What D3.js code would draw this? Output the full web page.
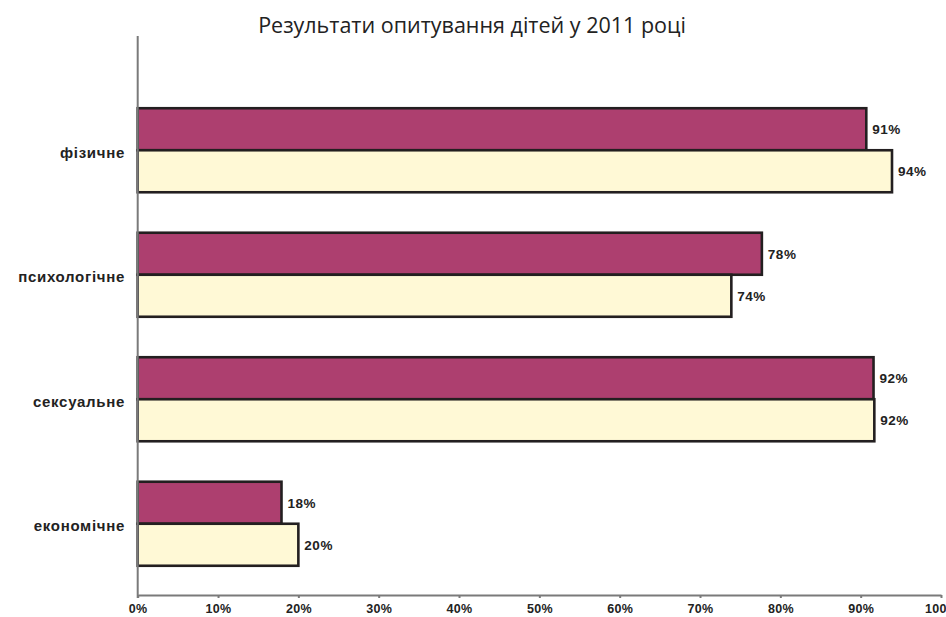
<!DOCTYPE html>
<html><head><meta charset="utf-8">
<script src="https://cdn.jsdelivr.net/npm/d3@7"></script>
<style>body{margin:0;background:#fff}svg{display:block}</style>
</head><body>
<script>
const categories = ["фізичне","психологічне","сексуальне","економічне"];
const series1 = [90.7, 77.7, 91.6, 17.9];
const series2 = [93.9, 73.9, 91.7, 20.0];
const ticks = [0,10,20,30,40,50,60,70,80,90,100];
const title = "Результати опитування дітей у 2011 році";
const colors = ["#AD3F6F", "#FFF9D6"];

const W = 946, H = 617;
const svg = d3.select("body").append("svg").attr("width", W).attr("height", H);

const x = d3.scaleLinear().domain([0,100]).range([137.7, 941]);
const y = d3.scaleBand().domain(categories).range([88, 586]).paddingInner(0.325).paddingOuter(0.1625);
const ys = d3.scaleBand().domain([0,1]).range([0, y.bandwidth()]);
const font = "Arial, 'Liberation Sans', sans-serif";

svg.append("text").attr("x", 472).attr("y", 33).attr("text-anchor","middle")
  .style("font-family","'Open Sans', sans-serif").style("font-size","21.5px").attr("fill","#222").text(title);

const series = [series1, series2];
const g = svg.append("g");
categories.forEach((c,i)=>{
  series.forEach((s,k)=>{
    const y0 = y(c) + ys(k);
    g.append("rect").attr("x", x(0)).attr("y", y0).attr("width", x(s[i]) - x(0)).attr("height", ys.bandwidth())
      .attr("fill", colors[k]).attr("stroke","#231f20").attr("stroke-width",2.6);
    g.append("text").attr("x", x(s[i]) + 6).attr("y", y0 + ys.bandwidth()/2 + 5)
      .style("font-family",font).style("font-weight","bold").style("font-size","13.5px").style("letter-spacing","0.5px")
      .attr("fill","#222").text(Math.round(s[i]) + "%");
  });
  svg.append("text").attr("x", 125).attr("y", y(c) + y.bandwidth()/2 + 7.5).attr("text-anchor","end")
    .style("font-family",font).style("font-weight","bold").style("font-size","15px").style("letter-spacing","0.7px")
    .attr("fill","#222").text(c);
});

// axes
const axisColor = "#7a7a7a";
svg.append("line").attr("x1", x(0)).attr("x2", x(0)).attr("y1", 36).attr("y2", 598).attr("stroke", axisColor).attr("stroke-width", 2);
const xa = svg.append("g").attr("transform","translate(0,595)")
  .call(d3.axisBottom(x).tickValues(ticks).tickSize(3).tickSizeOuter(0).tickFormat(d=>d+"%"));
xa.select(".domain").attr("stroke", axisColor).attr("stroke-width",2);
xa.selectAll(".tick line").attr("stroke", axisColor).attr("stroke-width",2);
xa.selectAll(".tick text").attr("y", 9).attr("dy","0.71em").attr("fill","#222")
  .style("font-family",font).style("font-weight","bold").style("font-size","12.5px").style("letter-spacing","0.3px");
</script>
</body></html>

AIM:
Every line of the data above should be quoted exactly. Omit the pictures.

FULL SOLUTION:
What D3.js code would draw this? Output the full web page.
<!DOCTYPE html>
<html><head><meta charset="utf-8">
<script src="https://cdn.jsdelivr.net/npm/d3@7"></script>
<style>body{margin:0;background:#fff}svg{display:block}</style>
</head><body>
<script>
const categories = ["фізичне","психологічне","сексуальне","економічне"];
const series1 = [90.7, 77.7, 91.6, 17.9];
const series2 = [93.9, 73.9, 91.7, 20.0];
const ticks = [0,10,20,30,40,50,60,70,80,90,100];
const title = "Результати опитування дітей у 2011 році";
const colors = ["#AD3F6F", "#FFF9D6"];

const W = 946, H = 617;
const svg = d3.select("body").append("svg").attr("width", W).attr("height", H);

const x = d3.scaleLinear().domain([0,100]).range([137.7, 941]);
const y = d3.scaleBand().domain(categories).range([88, 586]).paddingInner(0.325).paddingOuter(0.1625);
const ys = d3.scaleBand().domain([0,1]).range([0, y.bandwidth()]);
const font = "Arial, 'Liberation Sans', sans-serif";

svg.append("text").attr("x", 472).attr("y", 33).attr("text-anchor","middle")
  .style("font-family","'Open Sans', sans-serif").style("font-size","21.5px").attr("fill","#222").text(title);

const series = [series1, series2];
const g = svg.append("g");
categories.forEach((c,i)=>{
  series.forEach((s,k)=>{
    const y0 = y(c) + ys(k);
    g.append("rect").attr("x", x(0)).attr("y", y0).attr("width", x(s[i]) - x(0)).attr("height", ys.bandwidth())
      .attr("fill", colors[k]).attr("stroke","#231f20").attr("stroke-width",2.6);
    g.append("text").attr("x", x(s[i]) + 6).attr("y", y0 + ys.bandwidth()/2 + 5)
      .style("font-family",font).style("font-weight","bold").style("font-size","13.5px").style("letter-spacing","0.5px")
      .attr("fill","#222").text(Math.round(s[i]) + "%");
  });
  svg.append("text").attr("x", 125).attr("y", y(c) + y.bandwidth()/2 + 7.5).attr("text-anchor","end")
    .style("font-family",font).style("font-weight","bold").style("font-size","15px").style("letter-spacing","0.7px")
    .attr("fill","#222").text(c);
});

// axes
const axisColor = "#7a7a7a";
svg.append("line").attr("x1", x(0)).attr("x2", x(0)).attr("y1", 36).attr("y2", 598).attr("stroke", axisColor).attr("stroke-width", 2);
const xa = svg.append("g").attr("transform","translate(0,595)")
  .call(d3.axisBottom(x).tickValues(ticks).tickSize(3).tickSizeOuter(0).tickFormat(d=>d+"%"));
xa.select(".domain").attr("stroke", axisColor).attr("stroke-width",2);
xa.selectAll(".tick line").attr("stroke", axisColor).attr("stroke-width",2);
xa.selectAll(".tick text").attr("y", 9).attr("dy","0.71em").attr("fill","#222")
  .style("font-family",font).style("font-weight","bold").style("font-size","12.5px").style("letter-spacing","0.3px");
</script>
</body></html>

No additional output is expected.